É o avanço, nas democracias tidas como as mais avançadas do mundo, da ideia geral de que as pessoas, no fundo, não sabem o que é bom para elas; para não serem enganadas pelo “populismo”, que as leva a escolher indivíduos inconvenientes para os governos, devem se submeter a um novo “contrato social”. Por esse contrato, a autoridade, basicamente, deve ficar a cargo dos que têm “qualificação técnica” para governar — as camadas superiores dos ministérios disso ou daquilo, os altos burocratas dos organismos internacionais, do FMI à Organização Mundial da Saúde, os detentores do saber universitário e os funcionários públicos que se encontram entre um galho e outro dessa árvore toda. À população cabe cumprir ordens — da proibição de fazer uma imagem à obrigação de tomar vacina. É um namoro cada vez mais incontrolável com a tirania — sob o disfarce da racionalidade, da competência administrativa, do bem comum, da busca da igualdade, da justiça social, da ajuda às minorias, aos imigrantes, aos pobres e outras lorotas. Trata-se, na verdade, da maior fraude ideológica em curso no mundo de hoje. Ninguém, no fundo, está interessado em ajudar imigrante nenhum. O que os burocratas que ocupam bons lugares no aparelho estatal estão realmente querendo — seja nos países, seja nos órgãos transnacionais — é mandar. Quanto mais mandarem, mais seguros estarão nos seus altos salários, seus cartões de crédito “corporativos”, suas aposentadorias com remuneração integral e o resto da festa. Seu lema é: “Cada vez mais governo, mais ‘protocolo’ e mais poder para quem não foi eleito — e cada vez mais obediência por parte dos demais”. A própria aprovação da Lei de Segurança Global, em si, é um prefácio para esse mundo escuro que está se formando nas nações mais bem sucedidas do mundo. A Assembleia Nacional da França tem 577 deputados. Para a sessão em que o seu Artigo 24 foi aprovado compareceram apenas 170, ou 30% do plenário total — e a votação acabou ficando em 146 a favor e 24 contra. Para o que serve, então, um Parlamento desses? Parece o Congresso da Venezuela, de gravata Hermès e bolsa Vuitton.
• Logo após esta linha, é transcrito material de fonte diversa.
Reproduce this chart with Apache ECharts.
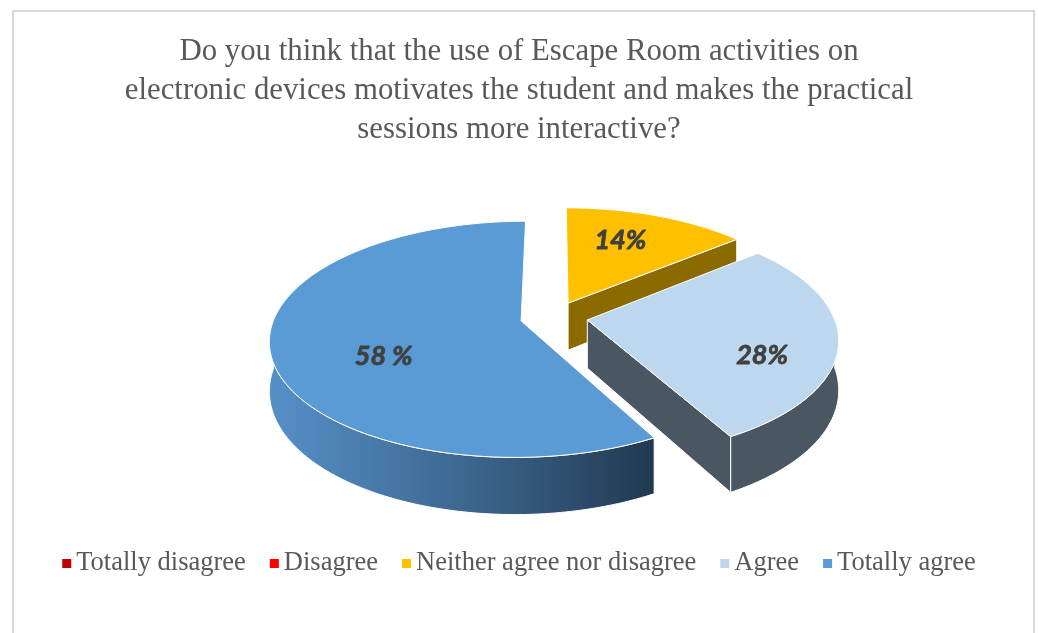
<!DOCTYPE html>
<html>
<head>
<meta charset="utf-8">
<script src="https://cdn.jsdelivr.net/npm/echarts@6/dist/echarts.min.js"></script>
<style>
html, body { margin: 0; padding: 0; background: #fff; }
#chart { width: 1038px; height: 633px; }
</style>
</head>
<body>
<div id="chart"></div>
<script>
var categories = ['Totally disagree', 'Disagree', 'Neither agree nor disagree', 'Agree', 'Totally agree'];
var shares = [0, 0, 14, 28, 58];
var labelTexts = ['', '', '14%', '28%', '58 %'];
var topColors = ['#C00000', '#FF0000', '#FFC000', '#BDD7EE', '#5B9BD5'];
var sideShades = [['#7A0000'], ['#A30000'], ['#8B6B00'], ['#4A5661'], ['#5690C9', '#3D6890', '#213950']];

// 3d pie layout (screen px), excel style: first slice starts at 12 o'clock, clockwise
var pie = { cx: 554, cy: 317, r: 246.5, tilt: 114, persp: 0.155, depth: 48, explode: 0.137 };
// manual label spots: [radius fraction, turn from mid angle in deg]
var labelSpot = [[0.6, 0], [0.6, 0], [0.67, -4], [0.73, 13], [0.6, -15]];

var total = shares.reduce(function (a, b) { return a + b; }, 0);
var starts = [];
var acc = 0;
shares.forEach(function (v) { starts.push(acc); acc += v / total * 360; });

var rad = Math.PI / 180;

function proj(u, v, down) {
	var k = 1 / (1 - pie.persp * v);
	return [pie.cx + pie.r * u * k, pie.cy + (pie.tilt * v + pie.depth * down) * k];
}
function rim(off, deg, f, down) {
	return proj(off[0] + f * Math.sin(deg * rad), off[1] - f * Math.cos(deg * rad), down);
}
function arc(off, a0, a1, down) {
	var pts = [];
	var n = Math.max(2, Math.ceil(Math.abs(a1 - a0)));
	for (var j = 0; j <= n; j++) {
		pts.push(rim(off, a0 + (a1 - a0) * j / n, 1, down));
	}
	return pts;
}
function sideFill(i) {
	var c = sideShades[i];
	if (c.length === 1) return c[0];
	return new echarts.graphic.LinearGradient(0, 0, 1, 0, c.map(function (col, j) {
		return { offset: j / (c.length - 1), color: col };
	}));
}

function makeSeries(i) {
	return {
		name: categories[i],
		type: 'custom',
		coordinateSystem: 'none',
		itemStyle: { color: topColors[i] },
		silent: true,
		data: [shares[i]],
		renderItem: function (params, api) {
			var val = api.value(0);
			if (!val) return { type: 'group', children: [] };
			var s = starts[i], e = s + val / total * 360, m = (s + e) / 2;
			var off = [pie.explode * Math.sin(m * rad), -pie.explode * Math.cos(m * rad)];
			var apexTop = proj(off[0], off[1], 0), apexBot = proj(off[0], off[1], 1);
			var kids = [];
			var edge = { stroke: '#fff', lineWidth: 1, lineJoin: 'round' };

			// outer wall, front half only
			var a0 = Math.max(s, 90), a1 = Math.min(e, 270);
			if (a1 > a0) {
				var wall = arc(off, a0, a1, 0).concat(arc(off, a1, a0, 1));
				var vm = -Math.cos((a0 + a1) / 2 * rad);
				kids.push({ type: 'polygon', z2: 20 + Math.round(vm * 10), shape: { points: wall },
					style: Object.assign({ fill: sideFill(i) }, edge) });
			}
			// cut faces facing the viewer
			[[s, s - 90], [e, e + 90]].forEach(function (p) {
				var facing = -Math.cos(p[1] * rad);
				if (facing > 0.05) {
					var vm = off[1] - 0.5 * Math.cos(p[0] * rad);
					kids.push({ type: 'polygon', z2: 20 + Math.round(vm * 10),
						shape: { points: [apexTop, rim(off, p[0], 1, 0), rim(off, p[0], 1, 1), apexBot] },
						style: Object.assign({ fill: sideFill(i) }, edge) });
				}
			});
			// top face
			kids.push({ type: 'polygon', z2: 100, shape: { points: [apexTop].concat(arc(off, s, e, 0)) },
				style: Object.assign({ fill: topColors[i] }, edge) });
			// label
			var ls = labelSpot[i];
			var lp = rim(off, m + ls[1], ls[0], 0);
			kids.push({ type: 'text', z2: 200, x: lp[0], y: lp[1],
				style: { text: labelTexts[i], align: 'center', verticalAlign: 'middle',
					font: 'italic bold 27px Lato', fill: '#404040',
					stroke: '#404040', lineWidth: 0.8 } });
			return { type: 'group', children: kids };
		}
	};
}

var myChart = echarts.init(document.getElementById('chart'));
var option = {
	backgroundColor: '#fff',
	animation: false,
	title: {
		text: 'Do you think that the use of Escape Room activities on\nelectronic devices motivates the student and makes the practical\nsessions more interactive?',
		left: 'center',
		top: 32,
		padding: 0,
		textStyle: {
			fontFamily: 'Liberation Serif',
			fontWeight: 'normal',
			fontSize: 30.8,
			lineHeight: 39,
			color: '#595959'
		}
	},
	legend: {
		data: categories,
		top: 545,
		left: 'center',
		icon: 'rect',
		itemWidth: 9,
		itemHeight: 9,
		itemGap: 24,
		selectedMode: false,
		textStyle: { fontFamily: 'Liberation Serif', fontSize: 26.5, color: '#595959' }
	},
	graphic: [{
		type: 'rect',
		silent: true,
		shape: { x: 13, y: 11, width: 1021, height: 640 },
		style: { fill: 'none', stroke: '#D9D9D9', lineWidth: 2 }
	}],
	series: categories.map(function (c, i) { return makeSeries(i); })
};
myChart.setOption(option);
</script>
</body>
</html>
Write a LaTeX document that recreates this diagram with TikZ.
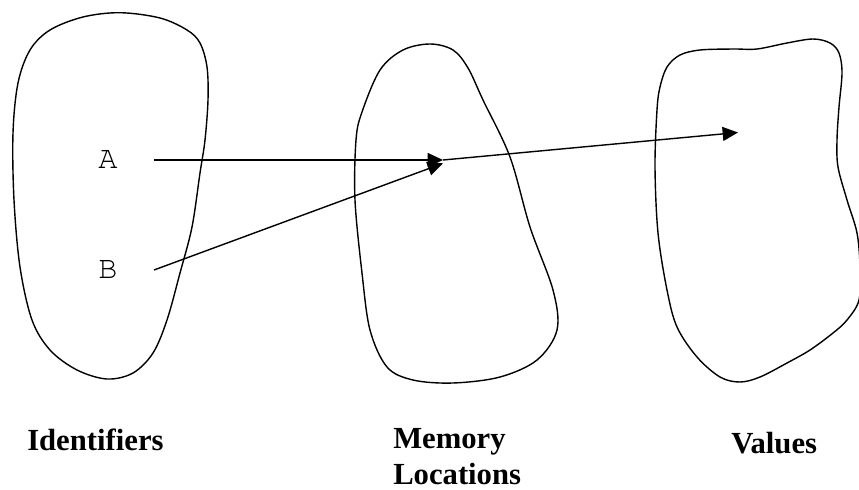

A reação dos franceses, ao mesmo tempo, foi de uma apatia capaz de lembrar a postura geral dos chineses diante da ditadura em vigor em seu país.

Na China, há uma espécie de “contrato social” que diz o seguinte: “Nós damos comida, trabalho, roupa e iPad para vocês. Em compensação vocês obedecem”. Ninguém precisa dizer que França e China são coisas diferentes; até uma criança com dez anos de idade sabe disso. Mas chama a atenção o fato de haver paralelos entre os dois países, em matéria de se comprar o silêncio da população. Na França, a tendência é de se conformar com as decisões de “l’État” por conta do salário-desemprego, dos “benefícios sociais”, das verbas para a família, dos subsídios para o agricultor, para o pequeno empresário, para o grande empresário, da ajuda disso, do auxílio daquilo, dos “direitos adquiridos”, da meia entrada e, mais do que tudo, dos privilégios da burocracia estatal. Faz uma tremenda diferença, num país que tem hoje 5,5 milhões de funcionários públicos — cerca de 8% da população nacional, e nada menos do que 20% da população economicamente ativa (ou um em cada cinco franceses), descontando-se aí os 3 milhões de desempregados atuais. Para chegar nesse nível, o Brasil teria de ter entre 17 milhões e 18 milhões de servidores públicos; temos 12 milhões, nos três níveis. É o bioma ideal para o cultivo de ditaduras do modelo liberal-social-democrático-equilibrado-centrista-progressista-europeu-civilizado que tanto encanta as classes intelectuais do Brasil de hoje, nesse grande arco que vai dos beneficiários do Bolsa Ditadura a Luciano Huck, passando pelo DEM, por Benedita da Silva e por outros colossos da política nacional. Se é bom para a França, deve servir para o Trópico.